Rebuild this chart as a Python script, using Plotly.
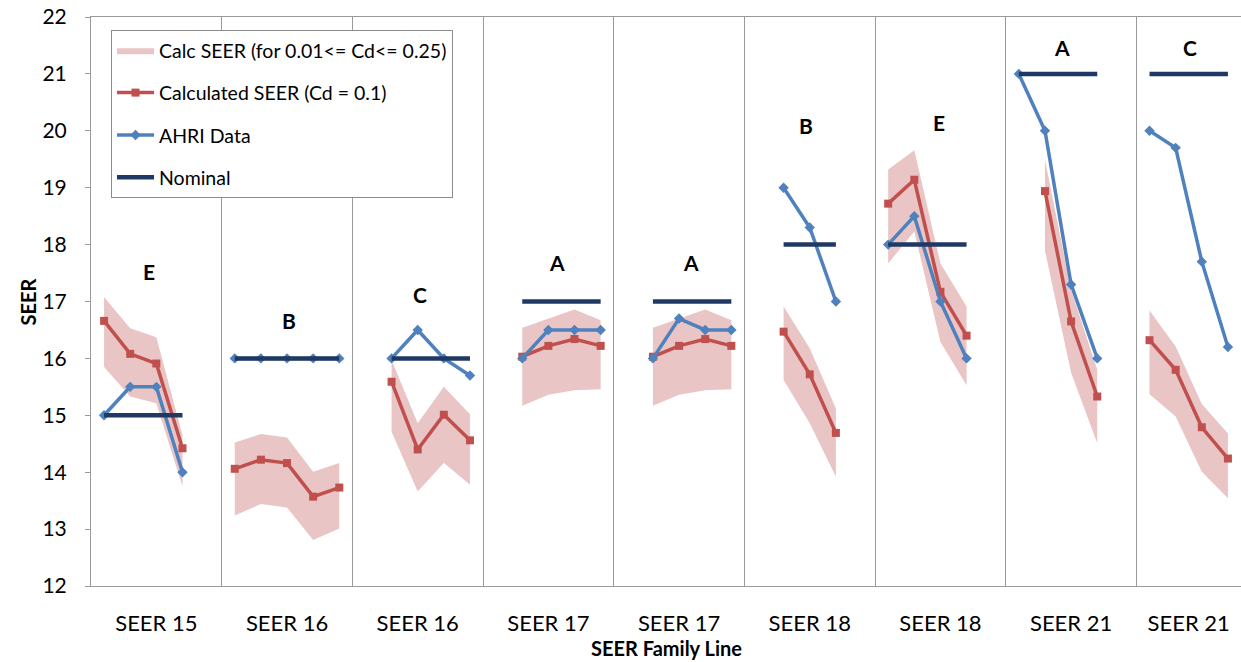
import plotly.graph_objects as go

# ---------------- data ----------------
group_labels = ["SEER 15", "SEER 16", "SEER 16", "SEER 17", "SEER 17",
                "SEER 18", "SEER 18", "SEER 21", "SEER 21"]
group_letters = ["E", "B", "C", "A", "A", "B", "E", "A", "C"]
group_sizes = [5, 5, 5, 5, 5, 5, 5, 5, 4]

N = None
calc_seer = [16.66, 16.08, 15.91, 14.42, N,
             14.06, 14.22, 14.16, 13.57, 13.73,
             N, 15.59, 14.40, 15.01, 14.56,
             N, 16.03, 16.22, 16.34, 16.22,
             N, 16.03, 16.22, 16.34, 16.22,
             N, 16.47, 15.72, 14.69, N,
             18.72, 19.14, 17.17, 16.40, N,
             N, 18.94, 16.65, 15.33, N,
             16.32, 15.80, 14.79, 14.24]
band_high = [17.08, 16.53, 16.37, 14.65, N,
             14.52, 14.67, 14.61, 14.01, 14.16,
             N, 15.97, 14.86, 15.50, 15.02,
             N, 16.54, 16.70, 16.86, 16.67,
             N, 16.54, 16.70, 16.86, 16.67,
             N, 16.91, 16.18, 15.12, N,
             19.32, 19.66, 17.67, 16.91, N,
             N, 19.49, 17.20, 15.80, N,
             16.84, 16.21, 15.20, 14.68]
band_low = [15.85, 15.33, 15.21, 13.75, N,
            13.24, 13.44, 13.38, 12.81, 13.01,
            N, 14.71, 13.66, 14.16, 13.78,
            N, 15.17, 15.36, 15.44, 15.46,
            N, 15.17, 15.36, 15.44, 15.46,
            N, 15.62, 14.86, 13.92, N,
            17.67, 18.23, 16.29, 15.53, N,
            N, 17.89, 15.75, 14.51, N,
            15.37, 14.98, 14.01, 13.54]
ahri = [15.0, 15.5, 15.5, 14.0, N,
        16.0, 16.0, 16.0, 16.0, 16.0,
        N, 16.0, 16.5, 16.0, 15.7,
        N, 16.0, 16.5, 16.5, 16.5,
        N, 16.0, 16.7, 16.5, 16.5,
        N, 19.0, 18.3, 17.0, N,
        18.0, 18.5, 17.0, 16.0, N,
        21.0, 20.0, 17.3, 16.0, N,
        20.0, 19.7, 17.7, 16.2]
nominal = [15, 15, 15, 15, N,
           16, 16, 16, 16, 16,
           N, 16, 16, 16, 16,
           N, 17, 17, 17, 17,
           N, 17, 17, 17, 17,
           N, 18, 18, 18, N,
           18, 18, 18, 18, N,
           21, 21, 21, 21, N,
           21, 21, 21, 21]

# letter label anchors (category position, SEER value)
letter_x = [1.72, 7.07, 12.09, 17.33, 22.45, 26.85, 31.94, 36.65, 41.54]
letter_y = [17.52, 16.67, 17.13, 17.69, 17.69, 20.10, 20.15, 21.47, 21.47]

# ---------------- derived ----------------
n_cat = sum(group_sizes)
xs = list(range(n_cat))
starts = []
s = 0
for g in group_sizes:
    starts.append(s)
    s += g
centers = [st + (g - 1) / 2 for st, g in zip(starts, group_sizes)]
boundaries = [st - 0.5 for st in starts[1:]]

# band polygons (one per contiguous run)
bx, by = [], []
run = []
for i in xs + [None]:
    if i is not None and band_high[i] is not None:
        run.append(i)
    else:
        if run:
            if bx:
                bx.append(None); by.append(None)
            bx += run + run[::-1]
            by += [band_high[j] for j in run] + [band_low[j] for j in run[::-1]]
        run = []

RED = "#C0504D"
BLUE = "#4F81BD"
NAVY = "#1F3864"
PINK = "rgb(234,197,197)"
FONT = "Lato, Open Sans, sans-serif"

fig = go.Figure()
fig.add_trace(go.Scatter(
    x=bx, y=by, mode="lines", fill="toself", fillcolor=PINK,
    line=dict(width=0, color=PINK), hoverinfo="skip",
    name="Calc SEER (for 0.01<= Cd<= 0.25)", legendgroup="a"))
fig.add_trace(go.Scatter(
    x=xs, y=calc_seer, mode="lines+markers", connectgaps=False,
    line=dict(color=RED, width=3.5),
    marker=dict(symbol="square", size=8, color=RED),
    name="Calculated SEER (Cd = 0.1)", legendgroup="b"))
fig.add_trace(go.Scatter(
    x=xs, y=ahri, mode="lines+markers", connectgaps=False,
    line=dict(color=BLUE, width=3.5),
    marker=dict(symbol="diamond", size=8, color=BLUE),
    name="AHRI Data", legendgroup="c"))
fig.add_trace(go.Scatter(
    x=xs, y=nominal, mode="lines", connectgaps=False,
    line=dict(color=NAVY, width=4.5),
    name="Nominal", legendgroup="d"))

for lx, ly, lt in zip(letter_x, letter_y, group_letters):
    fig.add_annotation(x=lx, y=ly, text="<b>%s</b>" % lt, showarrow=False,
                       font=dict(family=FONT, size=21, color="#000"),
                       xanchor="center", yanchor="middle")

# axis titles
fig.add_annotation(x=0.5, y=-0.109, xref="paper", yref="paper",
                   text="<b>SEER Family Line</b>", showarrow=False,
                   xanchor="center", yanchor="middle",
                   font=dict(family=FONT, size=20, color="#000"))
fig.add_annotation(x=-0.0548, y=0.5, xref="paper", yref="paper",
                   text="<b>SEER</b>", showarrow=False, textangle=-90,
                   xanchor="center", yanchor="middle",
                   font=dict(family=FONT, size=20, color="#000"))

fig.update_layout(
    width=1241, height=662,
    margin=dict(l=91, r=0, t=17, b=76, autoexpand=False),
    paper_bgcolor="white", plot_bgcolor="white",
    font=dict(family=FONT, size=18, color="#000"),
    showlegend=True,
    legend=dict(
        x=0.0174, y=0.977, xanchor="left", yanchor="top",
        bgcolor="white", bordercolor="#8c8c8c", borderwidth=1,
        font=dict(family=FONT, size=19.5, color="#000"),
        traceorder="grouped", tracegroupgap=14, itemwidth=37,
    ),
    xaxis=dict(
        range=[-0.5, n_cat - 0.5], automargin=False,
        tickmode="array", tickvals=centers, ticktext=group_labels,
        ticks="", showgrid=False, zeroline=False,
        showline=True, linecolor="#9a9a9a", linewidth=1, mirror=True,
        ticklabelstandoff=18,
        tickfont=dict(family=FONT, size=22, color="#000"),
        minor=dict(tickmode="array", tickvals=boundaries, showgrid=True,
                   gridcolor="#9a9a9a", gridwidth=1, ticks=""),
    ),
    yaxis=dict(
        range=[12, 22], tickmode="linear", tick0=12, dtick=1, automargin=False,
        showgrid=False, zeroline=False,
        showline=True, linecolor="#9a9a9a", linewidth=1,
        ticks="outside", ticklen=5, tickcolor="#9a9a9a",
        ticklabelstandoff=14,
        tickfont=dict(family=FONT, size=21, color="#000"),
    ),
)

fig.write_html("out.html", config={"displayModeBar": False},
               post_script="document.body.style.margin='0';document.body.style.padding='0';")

────────────────────

● **What needs to be done**
Without the pictures, write out all of the material exactly.

● **Result for this task**
Rebuild this chart as a Python script, using Plotly.
import plotly.graph_objects as go

# ---------------- data ----------------
group_labels = ["SEER 15", "SEER 16", "SEER 16", "SEER 17", "SEER 17",
                "SEER 18", "SEER 18", "SEER 21", "SEER 21"]
group_letters = ["E", "B", "C", "A", "A", "B", "E", "A", "C"]
group_sizes = [5, 5, 5, 5, 5, 5, 5, 5, 4]

N = None
calc_seer = [16.66, 16.08, 15.91, 14.42, N,
             14.06, 14.22, 14.16, 13.57, 13.73,
             N, 15.59, 14.40, 15.01, 14.56,
             N, 16.03, 16.22, 16.34, 16.22,
             N, 16.03, 16.22, 16.34, 16.22,
             N, 16.47, 15.72, 14.69, N,
             18.72, 19.14, 17.17, 16.40, N,
             N, 18.94, 16.65, 15.33, N,
             16.32, 15.80, 14.79, 14.24]
band_high = [17.08, 16.53, 16.37, 14.65, N,
             14.52, 14.67, 14.61, 14.01, 14.16,
             N, 15.97, 14.86, 15.50, 15.02,
             N, 16.54, 16.70, 16.86, 16.67,
             N, 16.54, 16.70, 16.86, 16.67,
             N, 16.91, 16.18, 15.12, N,
             19.32, 19.66, 17.67, 16.91, N,
             N, 19.49, 17.20, 15.80, N,
             16.84, 16.21, 15.20, 14.68]
band_low = [15.85, 15.33, 15.21, 13.75, N,
            13.24, 13.44, 13.38, 12.81, 13.01,
            N, 14.71, 13.66, 14.16, 13.78,
            N, 15.17, 15.36, 15.44, 15.46,
            N, 15.17, 15.36, 15.44, 15.46,
            N, 15.62, 14.86, 13.92, N,
            17.67, 18.23, 16.29, 15.53, N,
            N, 17.89, 15.75, 14.51, N,
            15.37, 14.98, 14.01, 13.54]
ahri = [15.0, 15.5, 15.5, 14.0, N,
        16.0, 16.0, 16.0, 16.0, 16.0,
        N, 16.0, 16.5, 16.0, 15.7,
        N, 16.0, 16.5, 16.5, 16.5,
        N, 16.0, 16.7, 16.5, 16.5,
        N, 19.0, 18.3, 17.0, N,
        18.0, 18.5, 17.0, 16.0, N,
        21.0, 20.0, 17.3, 16.0, N,
        20.0, 19.7, 17.7, 16.2]
nominal = [15, 15, 15, 15, N,
           16, 16, 16, 16, 16,
           N, 16, 16, 16, 16,
           N, 17, 17, 17, 17,
           N, 17, 17, 17, 17,
           N, 18, 18, 18, N,
           18, 18, 18, 18, N,
           21, 21, 21, 21, N,
           21, 21, 21, 21]

# letter label anchors (category position, SEER value)
letter_x = [1.72, 7.07, 12.09, 17.33, 22.45, 26.85, 31.94, 36.65, 41.54]
letter_y = [17.52, 16.67, 17.13, 17.69, 17.69, 20.10, 20.15, 21.47, 21.47]

# ---------------- derived ----------------
n_cat = sum(group_sizes)
xs = list(range(n_cat))
starts = []
s = 0
for g in group_sizes:
    starts.append(s)
    s += g
centers = [st + (g - 1) / 2 for st, g in zip(starts, group_sizes)]
boundaries = [st - 0.5 for st in starts[1:]]

# band polygons (one per contiguous run)
bx, by = [], []
run = []
for i in xs + [None]:
    if i is not None and band_high[i] is not None:
        run.append(i)
    else:
        if run:
            if bx:
                bx.append(None); by.append(None)
            bx += run + run[::-1]
            by += [band_high[j] for j in run] + [band_low[j] for j in run[::-1]]
        run = []

RED = "#C0504D"
BLUE = "#4F81BD"
NAVY = "#1F3864"
PINK = "rgb(234,197,197)"
FONT = "Lato, Open Sans, sans-serif"

fig = go.Figure()
fig.add_trace(go.Scatter(
    x=bx, y=by, mode="lines", fill="toself", fillcolor=PINK,
    line=dict(width=0, color=PINK), hoverinfo="skip",
    name="Calc SEER (for 0.01<= Cd<= 0.25)", legendgroup="a"))
fig.add_trace(go.Scatter(
    x=xs, y=calc_seer, mode="lines+markers", connectgaps=False,
    line=dict(color=RED, width=3.5),
    marker=dict(symbol="square", size=8, color=RED),
    name="Calculated SEER (Cd = 0.1)", legendgroup="b"))
fig.add_trace(go.Scatter(
    x=xs, y=ahri, mode="lines+markers", connectgaps=False,
    line=dict(color=BLUE, width=3.5),
    marker=dict(symbol="diamond", size=8, color=BLUE),
    name="AHRI Data", legendgroup="c"))
fig.add_trace(go.Scatter(
    x=xs, y=nominal, mode="lines", connectgaps=False,
    line=dict(color=NAVY, width=4.5),
    name="Nominal", legendgroup="d"))

for lx, ly, lt in zip(letter_x, letter_y, group_letters):
    fig.add_annotation(x=lx, y=ly, text="<b>%s</b>" % lt, showarrow=False,
                       font=dict(family=FONT, size=21, color="#000"),
                       xanchor="center", yanchor="middle")

# axis titles
fig.add_annotation(x=0.5, y=-0.109, xref="paper", yref="paper",
                   text="<b>SEER Family Line</b>", showarrow=False,
                   xanchor="center", yanchor="middle",
                   font=dict(family=FONT, size=20, color="#000"))
fig.add_annotation(x=-0.0548, y=0.5, xref="paper", yref="paper",
                   text="<b>SEER</b>", showarrow=False, textangle=-90,
                   xanchor="center", yanchor="middle",
                   font=dict(family=FONT, size=20, color="#000"))

fig.update_layout(
    width=1241, height=662,
    margin=dict(l=91, r=0, t=17, b=76, autoexpand=False),
    paper_bgcolor="white", plot_bgcolor="white",
    font=dict(family=FONT, size=18, color="#000"),
    showlegend=True,
    legend=dict(
        x=0.0174, y=0.977, xanchor="left", yanchor="top",
        bgcolor="white", bordercolor="#8c8c8c", borderwidth=1,
        font=dict(family=FONT, size=19.5, color="#000"),
        traceorder="grouped", tracegroupgap=14, itemwidth=37,
    ),
    xaxis=dict(
        range=[-0.5, n_cat - 0.5], automargin=False,
        tickmode="array", tickvals=centers, ticktext=group_labels,
        ticks="", showgrid=False, zeroline=False,
        showline=True, linecolor="#9a9a9a", linewidth=1, mirror=True,
        ticklabelstandoff=18,
        tickfont=dict(family=FONT, size=22, color="#000"),
        minor=dict(tickmode="array", tickvals=boundaries, showgrid=True,
                   gridcolor="#9a9a9a", gridwidth=1, ticks=""),
    ),
    yaxis=dict(
        range=[12, 22], tickmode="linear", tick0=12, dtick=1, automargin=False,
        showgrid=False, zeroline=False,
        showline=True, linecolor="#9a9a9a", linewidth=1,
        ticks="outside", ticklen=5, tickcolor="#9a9a9a",
        ticklabelstandoff=14,
        tickfont=dict(family=FONT, size=21, color="#000"),
    ),
)

fig.write_html("out.html", config={"displayModeBar": False},
               post_script="document.body.style.margin='0';document.body.style.padding='0';")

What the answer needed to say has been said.